▶ Exercise instructions:
Output the line that holds "Generate a component", the line that holds "import * as", and every line between them, exactly, but none of the pictures.

——————————

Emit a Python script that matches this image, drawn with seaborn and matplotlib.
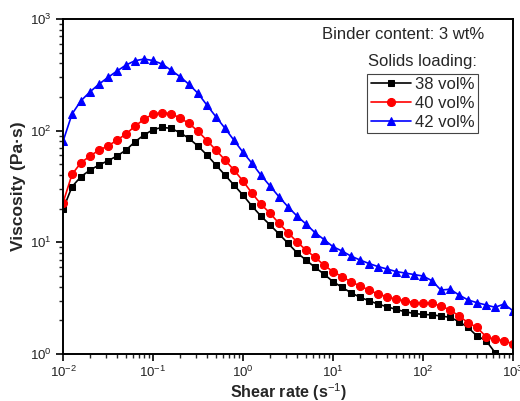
import numpy as np
import pandas as pd
import matplotlib
matplotlib.use("Agg")
import matplotlib.pyplot as plt
import seaborn as sns

# shear rate, 10 points per decade
shear_rate = [0.01, 0.0126, 0.0158, 0.02, 0.0251, 0.0316, 0.0398, 0.0501, 0.0631, 0.0794,
              0.1, 0.126, 0.158, 0.2, 0.251, 0.316, 0.398, 0.501, 0.631, 0.794,
              1.0, 1.26, 1.58, 2.0, 2.51, 3.16, 3.98, 5.01, 6.31, 7.94,
              10.0, 12.6, 15.8, 20.0, 25.1, 31.6, 39.8, 50.1, 63.1, 79.4,
              100.0, 126.0, 158.0, 200.0, 251.0, 316.0, 398.0, 501.0, 631.0, 794.0,
              1000.0]

visc_38 = [19.7, 31.5, 38.7, 44.4, 49.2, 53.8, 59.3, 67.0, 79.6, 91.4,
           102, 107, 105, 95.8, 85.3, 72.8, 60.5, 49.2, 40.0, 32.6,
           26.5, 21.1, 17.2, 14.3, 11.9, 9.8, 8.07, 6.94, 5.97, 5.2,
           4.44, 3.96, 3.54, 3.22, 3.0, 2.8, 2.65, 2.51, 2.39, 2.31,
           2.26, 2.24, 2.19, 2.13, 1.95, 1.73, 1.45, 1.32, 1.03, 0.96,
           0.95]

visc_40 = [22.6, 40.6, 51.6, 59.3, 67.0, 72.8, 82.4, 93.2, 110, 126,
           141, 145, 142, 130, 116, 99, 81.5, 67.0, 54.6, 44.4,
           35.4, 27.5, 22.0, 18.2, 14.8, 12.2, 10.1, 8.53, 7.34, 6.26,
           5.46, 4.92, 4.44, 4.06, 3.74, 3.44, 3.26, 3.09, 3.0, 2.88,
           2.86, 2.84, 2.69, 2.48, 2.19, 1.91, 1.73, 1.43, 1.35, 1.32,
           1.23]

visc_42 = [80, 141, 185, 223, 261, 300, 342, 387, 423, 438,
           425, 395, 349, 304, 260, 216, 169, 133, 105, 82,
           64, 51, 40, 31.9, 25.6, 20.8, 17.2, 14.6, 12.2, 10.6,
           9.14, 8.36, 7.54, 6.94, 6.46, 6.07, 5.77, 5.48, 5.31, 5.15,
           4.99, 4.53, 3.74, 3.8, 3.38, 3.05, 2.88, 2.75, 2.62, 2.8,
           2.44]

labels = ["38 vol%", "40 vol%", "42 vol%"]

df = pd.DataFrame({
    "shear": shear_rate * 3,
    "visc": visc_38 + visc_40 + visc_42,
    "loading": [labels[0]] * 51 + [labels[1]] * 51 + [labels[2]] * 51,
})

sns.set_style("ticks")
plt.rcParams["font.family"] = ["Liberation Sans", "DejaVu Sans"]
plt.rcParams["mathtext.fontset"] = "custom"
plt.rcParams["mathtext.rm"] = "Liberation Sans"
plt.rcParams["mathtext.bf"] = "Liberation Sans:bold"

fig = plt.figure(figsize=(5.2, 4.01), dpi=100)
ax = fig.add_axes([63 / 520, 1 - 354 / 401, 450 / 520, 335 / 401])

colors = ["black", "red", "blue"]
markers = ["s", "o", "^"]
msizes = [5, 5.8, 6]
for lab, c, m, ms in zip(labels, colors, markers, msizes):
    sub = df[df["loading"] == lab]
    sns.lineplot(data=sub, x="shear", y="visc", ax=ax, color=c, marker=m,
                 markersize=ms, markeredgecolor=c, linewidth=1.2, label=lab,
                 clip_on=True)

ax.set_xscale("log")
ax.set_yscale("log")
ax.set_xlim(0.01, 1000)
ax.set_ylim(1, 1000)

for s in ax.spines.values():
    s.set_linewidth(1.4)
    s.set_color("black")
ax.tick_params(which="major", direction="out", length=5, width=1.2, pad=3,
               labelsize=9.5, colors="black", labelcolor="#222222")
ax.tick_params(which="minor", direction="out", length=3, width=1.0)

ax.set_xlabel("Shear rate (s$^{-1}$)", fontsize=11.5, fontweight="bold", labelpad=1)
ax.set_ylabel("Viscosity (Pa\u00b7s)", fontsize=12.5, fontweight="bold", labelpad=3)

ax.text(0.936, 0.955, "Binder content: 3 wt%", transform=ax.transAxes,
        ha="right", va="center", fontsize=12)
ax.text(0.92, 0.872, "Solids loading:", transform=ax.transAxes,
        ha="right", va="center", fontsize=12)

leg = ax.legend(loc="upper right", bbox_to_anchor=(0.922, 0.836), borderaxespad=0,
                fontsize=12, handlelength=2.4, handletextpad=0.25, labelspacing=0.22,
                borderpad=0.2, fancybox=False, framealpha=1, edgecolor="#444444")
leg.get_frame().set_linewidth(0.8)

fig.savefig("out.png", dpi=100)
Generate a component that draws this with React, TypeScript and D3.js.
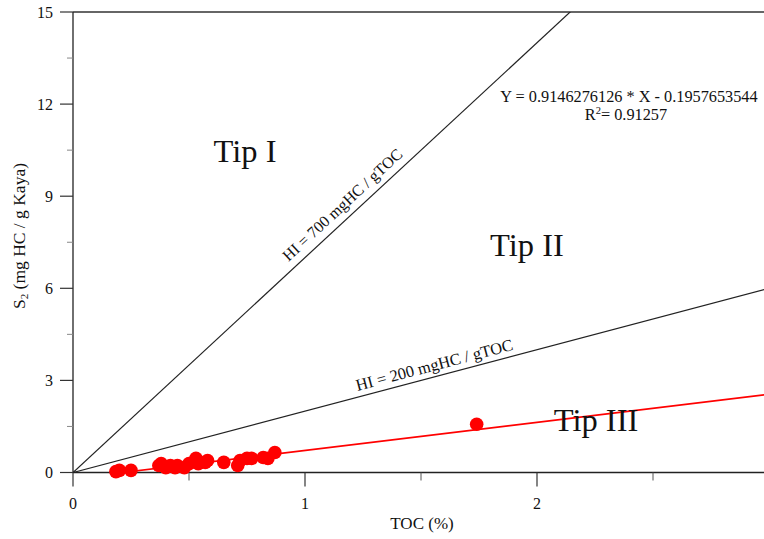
import React from "react";
import * as d3 from "d3";

const tocValues = [0.185, 0.2, 0.25, 0.37, 0.38, 0.4, 0.42, 0.44, 0.45, 0.48, 0.5, 0.53, 0.54, 0.57, 0.58, 0.65, 0.71, 0.72, 0.75, 0.77, 0.82, 0.84, 0.87, 1.74];
const s2Values = [0.03, 0.07, 0.07, 0.23, 0.29, 0.16, 0.23, 0.16, 0.23, 0.16, 0.29, 0.46, 0.29, 0.33, 0.39, 0.33, 0.23, 0.39, 0.46, 0.46, 0.49, 0.46, 0.65, 1.57];
const xTicks = [0, 1, 2, 3];
const xMinorTicks = [0.5, 1.5, 2.5];
const yTicks = [0, 3, 6, 9, 12, 15];
const yMinorTicks = [1.5, 4.5, 7.5, 10.5, 13.5];
const hiLines = [7, 2];
const regSlope = 0.9146276126;
const regIntercept = -0.1957653544;

const W = 764, H = 539;
const FF = '"Liberation Serif", "DejaVu Serif", serif';
const T: React.CSSProperties = { fontFamily: FF };

export default function App() {
  const x = d3.scaleLinear().domain([0, 3]).range([73, 769]);
  const y = d3.scaleLinear().domain([0, 15]).range([472.5, 12]);
  const line = d3.line<[number, number]>().x(d => x(d[0])).y(d => y(d[1]));
  const xMin = d3.min(tocValues) as number;
  const regPts: [number, number][] = [[xMin, regSlope * xMin + regIntercept], [3, regSlope * 3 + regIntercept]];
  const ang = (slope: number) => (Math.atan2(y(0) - y(slope), x(1) - x(0)) * 180) / Math.PI;
  const lblPos = (slope: number, xv: number, off: number) => {
    const a = (ang(slope) * Math.PI) / 180;
    return [x(xv) - off * Math.sin(a), y(slope * xv) - off * Math.cos(a)];
  };
  const p700 = lblPos(7, 1.2, 8);
  const p200 = lblPos(2, 1.57, 6);
  return (
    <div style={{ position: "fixed", left: 0, top: 0 }}>
      <svg width={W} height={H} style={{ display: "block", background: "#fff" }}>
        <defs>
          <clipPath id="plot">
            <rect x={73} y={12} width={769 - 73} height={472.5 - 12} />
          </clipPath>
        </defs>
        {/* frame */}
        <line x1={73} x2={769} y1={12} y2={12} stroke="#333" strokeWidth={1.3} />
        <line x1={769} x2={769} y1={12} y2={472.5} stroke="#333" strokeWidth={1.3} />
        <line x1={73} x2={769} y1={y(0)} y2={y(0)} stroke="#222" strokeWidth={1.3} />
        <line x1={73} x2={73} y1={12} y2={y(0)} stroke="#222" strokeWidth={1.3} />
        {/* y ticks */}
        {yTicks.map(t => (
          <g key={"y" + t}>
            <line x1={60} x2={73} y1={y(t)} y2={y(t)} stroke="#333" strokeWidth={1.2} />
            <text x={53} y={y(t)} dy="0.35em" textAnchor="end" fontSize={16} fill="#111" style={T}>{t}</text>
          </g>
        ))}
        {yMinorTicks.map(t => (
          <line key={"ym" + t} x1={67} x2={73} y1={y(t)} y2={y(t)} stroke="#888" strokeWidth={1} />
        ))}
        {/* x ticks */}
        {xTicks.map(t => (
          <g key={"x" + t}>
            <line x1={x(t)} x2={x(t)} y1={y(0)} y2={y(0) + 14} stroke="#333" strokeWidth={1.2} />
            <text x={x(t)} y={509} textAnchor="middle" fontSize={16} fill="#111" style={T}>{t}</text>
          </g>
        ))}
        {xMinorTicks.map(t => (
          <line key={"xm" + t} x1={x(t)} x2={x(t)} y1={y(0)} y2={y(0) + 8} stroke="#555" strokeWidth={1} />
        ))}
        {/* axis titles */}
        <text x={422} y={529} textAnchor="middle" fontSize={17} fill="#111" style={T}>TOC (%)</text>
        <text transform={`translate(25,236) rotate(-90)`} textAnchor="middle" fontSize={17.5} fill="#111" style={T}>
          S<tspan fontSize={11} dy={3}>2</tspan><tspan dy={-3}> (mg HC / g Kaya)</tspan>
        </text>
        {/* HI lines */}
        <g clipPath="url(#plot)">
          {hiLines.map(s => (
            <path key={"hi" + s} d={line([[0, 0], [3, s * 3]]) as string} fill="none" stroke="#222" strokeWidth={1.2} />
          ))}
          <path d={line(regPts) as string} fill="none" stroke="#ff0000" strokeWidth={1.6} />
        </g>
        <text transform={`translate(${p700[0]},${p700[1]}) rotate(${-ang(7)})`} textAnchor="middle" fontSize={16} fill="#111" style={T}>HI = 700 mgHC / gTOC</text>
        <text transform={`translate(${p200[0]},${p200[1]}) rotate(${-ang(2)})`} textAnchor="middle" fontSize={16.5} fill="#111" style={T}>HI = 200 mgHC / gTOC</text>
        {/* points */}
        {tocValues.map((v, i) => (
          <circle key={"p" + i} cx={x(v)} cy={y(s2Values[i])} r={6.8} fill="#ff0000" />
        ))}
        {/* labels */}
        <text x={245} y={162} textAnchor="middle" fontSize={32.5} fill="#111" style={T}>Tip I</text>
        <text x={527} y={256} textAnchor="middle" fontSize={32.5} fill="#111" style={T}>Tip II</text>
        <text x={596} y={431} textAnchor="middle" fontSize={32.5} fill="#111" style={T}>Tip III</text>
        <text x={629} y={102} textAnchor="middle" fontSize={16.3} fill="#111" style={T}>Y = 0.9146276126 * X - 0.1957653544</text>
        <text x={626} y={120} textAnchor="middle" fontSize={16.3} fill="#111" style={T}>
          R<tspan fontSize={10.5} dy={-6}>2</tspan><tspan dy={6}>= 0.91257</tspan>
        </text>
      </svg>
    </div>
  );
}
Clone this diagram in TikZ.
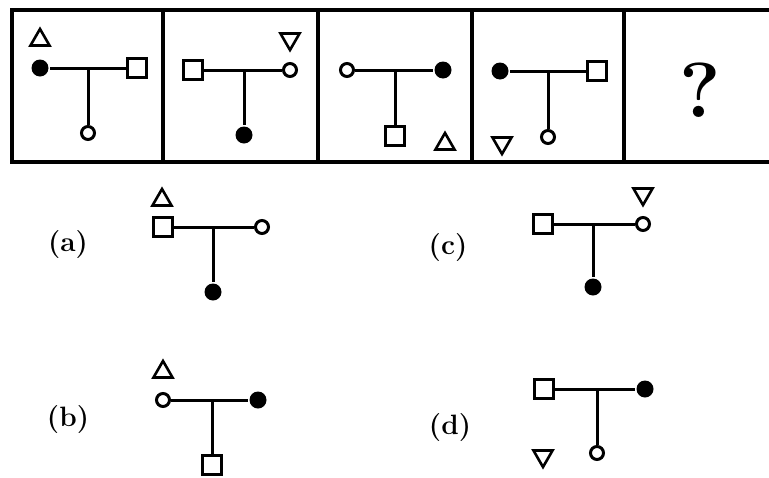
\documentclass[tikz,border=0pt]{standalone}
\usepackage{tikz}
\usetikzlibrary{shapes.geometric}

\begin{document}
\begin{tikzpicture}[x=1pt, y=-1pt, line width=3pt,
  fdot/.style={circle, fill, inner sep=0pt, minimum size=17pt},
  odot/.style={circle, draw, fill=white, inner sep=0pt, minimum size=13pt},
  sqbox/.style={rectangle, draw, inner sep=0pt, minimum size=19pt},
  triup/.style={regular polygon, regular polygon sides=3, draw,
    inner sep=0pt, minimum size=22pt, line width=2.6pt},
  tridown/.style={triup, shape border rotate=180},
  optlabel/.style={font=\fontsize{28}{28}\selectfont\bfseries}]
  \useasboundingbox (0,0) rectangle (769,477);

  % question figures
  \draw[line width=3.2pt] (12,10) rectangle (780,162);
  \foreach \xd in {163,318,472,624}
    \draw[line width=3.2pt] (\xd,10) -- (\xd,162);

  % figure 1
  \node[triup] (p1tri) at (40,40) {};
  \node[fdot] (p1l) at (40,68) {};
  \node[sqbox] (p1r) at (137,68) {};
  \node[odot] (p1b) at (88,133) {};
  \draw (p1l) -- (p1r);
  \draw (p1l -| p1b) -- (p1b);

  % figure 2
  \node[tridown] (p2tri) at (290,39) {};
  \node[sqbox] (p2l) at (193,70) {};
  \node[odot] (p2r) at (290,70) {};
  \node[fdot] (p2b) at (244,135) {};
  \draw (p2l) -- (p2r);
  \draw (p2l -| p2b) -- (p2b);

  % figure 3
  \node[odot] (p3l) at (347,70) {};
  \node[fdot] (p3r) at (443,70) {};
  \node[sqbox] (p3b) at (395,136) {};
  \node[triup] (p3tri) at (445,144) {};
  \draw (p3l) -- (p3r);
  \draw (p3l -| p3b) -- (p3b);

  % figure 4
  \node[fdot] (p4l) at (500,71) {};
  \node[sqbox] (p4r) at (597,71) {};
  \node[odot] (p4b) at (548,137) {};
  \node[tridown] (p4tri) at (502,143) {};
  \draw (p4l) -- (p4r);
  \draw (p4l -| p4b) -- (p4b);

  % figure 5
  \node[font=\fontsize{78}{78}\selectfont\bfseries] (qmark) at (700,90) {?};

  % answer (a)
  \node[optlabel] (alab) at (68,245) {(a)};
  \node[triup] (atri) at (162,200) {};
  \node[sqbox] (al) at (163,227) {};
  \node[odot] (ar) at (262,227) {};
  \node[fdot] (ab) at (213,292) {};
  \draw (al) -- (ar);
  \draw (ar -| ab) -- (ab);

  % answer (c)
  \node[optlabel] (clab) at (448,248) {(c)};
  \node[sqbox] (cl) at (543,224) {};
  \node[odot] (cr) at (643,224) {};
  \node[tridown] (ctri) at (643,194) {};
  \node[fdot] (cb) at (593,287) {};
  \draw (cl) -- (cr);
  \draw (cl -| cb) -- (cb);

  % answer (b)
  \node[optlabel] (blab) at (68,420) {(b)};
  \node[triup] (btri) at (163,372) {};
  \node[odot] (bl) at (163,400) {};
  \node[fdot] (br) at (258,400) {};
  \node[sqbox] (bb) at (212,465) {};
  \draw (bl) -- (br);
  \draw (bl -| bb) -- (bb);

  % answer (d)
  \node[optlabel] (dlab) at (450,428) {(d)};
  \node[sqbox] (dl) at (544,389) {};
  \node[fdot] (dr) at (645,389) {};
  \node[odot] (db) at (597,453) {};
  \node[tridown] (dtri) at (543,456) {};
  \draw (dl) -- (dr);
  \draw (dl -| db) -- (db);
\end{tikzpicture}
\end{document}
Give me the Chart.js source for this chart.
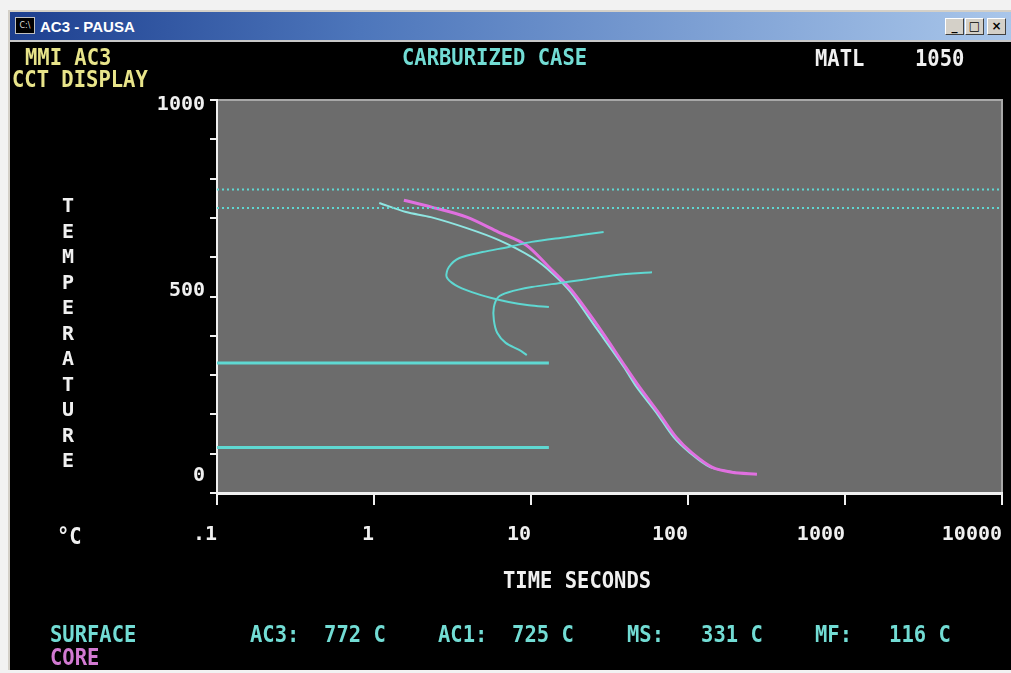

——————————

▶ Task output:
Generate a component that draws this with React, TypeScript and D3.js.
import React from "react";
import * as d3 from "d3";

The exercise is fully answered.